** start **

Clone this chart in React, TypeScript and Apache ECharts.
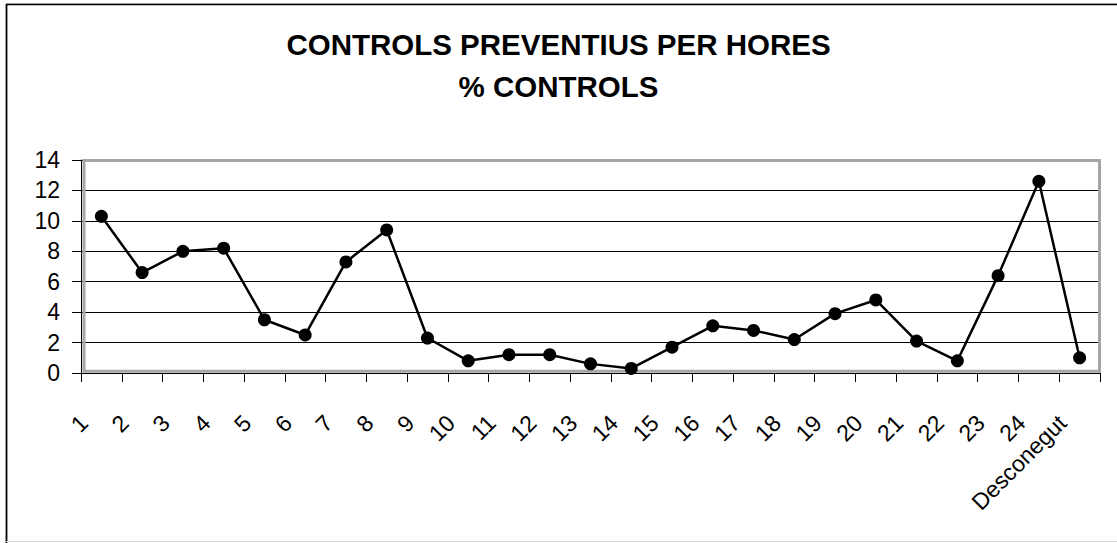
import React, { useEffect, useRef } from "react";
import * as echarts from "echarts";

const titleLine1 = "CONTROLS PREVENTIUS PER HORES";
const titleLine2 = "% CONTROLS";
const hours = ["1", "2", "3", "4", "5", "6", "7", "8", "9", "10", "11", "12", "13", "14", "15", "16", "17", "18", "19", "20", "21", "22", "23", "24", "Desconegut"];
const pctControls = [10.3, 6.6, 8.0, 8.2, 3.5, 2.5, 7.3, 9.4, 2.3, 0.8, 1.2, 1.2, 0.6, 0.3, 1.7, 3.1, 2.8, 2.2, 3.9, 4.8, 2.1, 0.8, 6.4, 12.6, 1.0];
const yMin = 0;
const yMax = 14;
const yStep = 2;

const FONT = "'Liberation Sans', Arial, sans-serif";

export default function App() {
  const ref = useRef<HTMLDivElement>(null);
  useEffect(() => {
    if (!ref.current) return;
    const chart = echarts.init(ref.current, null, { renderer: "svg" });
    const titleStyle = { fontFamily: FONT, fontWeight: "bold" as const, fontSize: 29.5, color: "#000" };
    chart.setOption({
      animation: false,
      backgroundColor: "#fff",
      title: [
        { text: titleLine1, left: "center", top: 24, textStyle: titleStyle },
        { text: titleLine2, left: "center", top: 66, textStyle: titleStyle },
      ],
      grid: [
        { left: 81, right: 17, top: 160, bottom: 170, show: false },
        { left: 84, right: 14, top: 160, bottom: 170, show: false },
      ],
      xAxis: [
        {
          type: "category",
          gridIndex: 0,
          data: hours,
          boundaryGap: true,
          position: "bottom",
          axisLine: { show: true, lineStyle: { color: "#000", width: 1 } },
          axisTick: { show: true, interval: 0, length: 9, lineStyle: { color: "#000", width: 1 } },
          axisLabel: { show: false, interval: 0 },
          splitLine: { show: false },
        },
        {
          type: "category",
          gridIndex: 1,
          data: [...hours, ""],
          boundaryGap: false,
          position: "bottom",
          axisLine: { show: false },
          axisTick: { show: false },
          splitLine: { show: false },
          axisLabel: { show: true, interval: 0, rotate: 45, margin: 46, fontSize: 23, fontFamily: FONT, color: "#000" },
        },
      ],
      yAxis: [
        {
          type: "value",
          gridIndex: 0,
          min: yMin,
          max: yMax,
          interval: yStep,
          axisLine: { show: true, lineStyle: { color: "#000", width: 1 } },
          axisTick: { show: true, length: 9, lineStyle: { color: "#000", width: 1 } },
          axisLabel: { margin: 21, fontSize: 23, fontFamily: FONT, color: "#000" },
          splitLine: { show: true, lineStyle: { color: "#000", width: 1 } },
        },
        { type: "value", gridIndex: 1, min: yMin, max: yMax, show: false },
      ],
      series: [
        {
          type: "line",
          xAxisIndex: 0,
          yAxisIndex: 0,
          data: pctControls,
          symbol: "circle",
          symbolSize: 13,
          lineStyle: { color: "#000", width: 2.5 },
          itemStyle: { color: "#000" },
          z: 5,
        },
      ],
      graphic: [
        {
          type: "rect",
          z: 1,
          shape: { x: 84, y: 160.5, width: 1015.5, height: 210.8 },
          style: { fill: "none", stroke: "#a6a6a6", lineWidth: 3 },
        },
        { type: "line", shape: { x1: 6, y1: 3.5, x2: 1117, y2: 3.5 }, style: { stroke: "#cfcfcf", lineWidth: 1 } },
        { type: "line", shape: { x1: 6, y1: 4.5, x2: 1117, y2: 4.5 }, style: { stroke: "#000", lineWidth: 1.5 } },
        { type: "line", shape: { x1: 6.5, y1: 4, x2: 6.5, y2: 543 }, style: { stroke: "#000", lineWidth: 1.8 } },
        { type: "line", shape: { x1: 6, y1: 541.5, x2: 1117, y2: 541.5 }, style: { stroke: "#d6d6d6", lineWidth: 1 } },
      ],
    });
    return () => chart.dispose();
  }, []);
  return <div ref={ref} style={{ position: "absolute", left: 0, top: 0, width: 1117, height: 543 }} />;
}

** end **

Exercise ▸
Give an exact reproduction of every line, leaving out any picture.

Written solution ▸
Clone this chart in React, TypeScript and Apache ECharts.
import React, { useEffect, useRef } from "react";
import * as echarts from "echarts";

const titleLine1 = "CONTROLS PREVENTIUS PER HORES";
const titleLine2 = "% CONTROLS";
const hours = ["1", "2", "3", "4", "5", "6", "7", "8", "9", "10", "11", "12", "13", "14", "15", "16", "17", "18", "19", "20", "21", "22", "23", "24", "Desconegut"];
const pctControls = [10.3, 6.6, 8.0, 8.2, 3.5, 2.5, 7.3, 9.4, 2.3, 0.8, 1.2, 1.2, 0.6, 0.3, 1.7, 3.1, 2.8, 2.2, 3.9, 4.8, 2.1, 0.8, 6.4, 12.6, 1.0];
const yMin = 0;
const yMax = 14;
const yStep = 2;

const FONT = "'Liberation Sans', Arial, sans-serif";

export default function App() {
  const ref = useRef<HTMLDivElement>(null);
  useEffect(() => {
    if (!ref.current) return;
    const chart = echarts.init(ref.current, null, { renderer: "svg" });
    const titleStyle = { fontFamily: FONT, fontWeight: "bold" as const, fontSize: 29.5, color: "#000" };
    chart.setOption({
      animation: false,
      backgroundColor: "#fff",
      title: [
        { text: titleLine1, left: "center", top: 24, textStyle: titleStyle },
        { text: titleLine2, left: "center", top: 66, textStyle: titleStyle },
      ],
      grid: [
        { left: 81, right: 17, top: 160, bottom: 170, show: false },
        { left: 84, right: 14, top: 160, bottom: 170, show: false },
      ],
      xAxis: [
        {
          type: "category",
          gridIndex: 0,
          data: hours,
          boundaryGap: true,
          position: "bottom",
          axisLine: { show: true, lineStyle: { color: "#000", width: 1 } },
          axisTick: { show: true, interval: 0, length: 9, lineStyle: { color: "#000", width: 1 } },
          axisLabel: { show: false, interval: 0 },
          splitLine: { show: false },
        },
        {
          type: "category",
          gridIndex: 1,
          data: [...hours, ""],
          boundaryGap: false,
          position: "bottom",
          axisLine: { show: false },
          axisTick: { show: false },
          splitLine: { show: false },
          axisLabel: { show: true, interval: 0, rotate: 45, margin: 46, fontSize: 23, fontFamily: FONT, color: "#000" },
        },
      ],
      yAxis: [
        {
          type: "value",
          gridIndex: 0,
          min: yMin,
          max: yMax,
          interval: yStep,
          axisLine: { show: true, lineStyle: { color: "#000", width: 1 } },
          axisTick: { show: true, length: 9, lineStyle: { color: "#000", width: 1 } },
          axisLabel: { margin: 21, fontSize: 23, fontFamily: FONT, color: "#000" },
          splitLine: { show: true, lineStyle: { color: "#000", width: 1 } },
        },
        { type: "value", gridIndex: 1, min: yMin, max: yMax, show: false },
      ],
      series: [
        {
          type: "line",
          xAxisIndex: 0,
          yAxisIndex: 0,
          data: pctControls,
          symbol: "circle",
          symbolSize: 13,
          lineStyle: { color: "#000", width: 2.5 },
          itemStyle: { color: "#000" },
          z: 5,
        },
      ],
      graphic: [
        {
          type: "rect",
          z: 1,
          shape: { x: 84, y: 160.5, width: 1015.5, height: 210.8 },
          style: { fill: "none", stroke: "#a6a6a6", lineWidth: 3 },
        },
        { type: "line", shape: { x1: 6, y1: 3.5, x2: 1117, y2: 3.5 }, style: { stroke: "#cfcfcf", lineWidth: 1 } },
        { type: "line", shape: { x1: 6, y1: 4.5, x2: 1117, y2: 4.5 }, style: { stroke: "#000", lineWidth: 1.5 } },
        { type: "line", shape: { x1: 6.5, y1: 4, x2: 6.5, y2: 543 }, style: { stroke: "#000", lineWidth: 1.8 } },
        { type: "line", shape: { x1: 6, y1: 541.5, x2: 1117, y2: 541.5 }, style: { stroke: "#d6d6d6", lineWidth: 1 } },
      ],
    });
    return () => chart.dispose();
  }, []);
  return <div ref={ref} style={{ position: "absolute", left: 0, top: 0, width: 1117, height: 543 }} />;
}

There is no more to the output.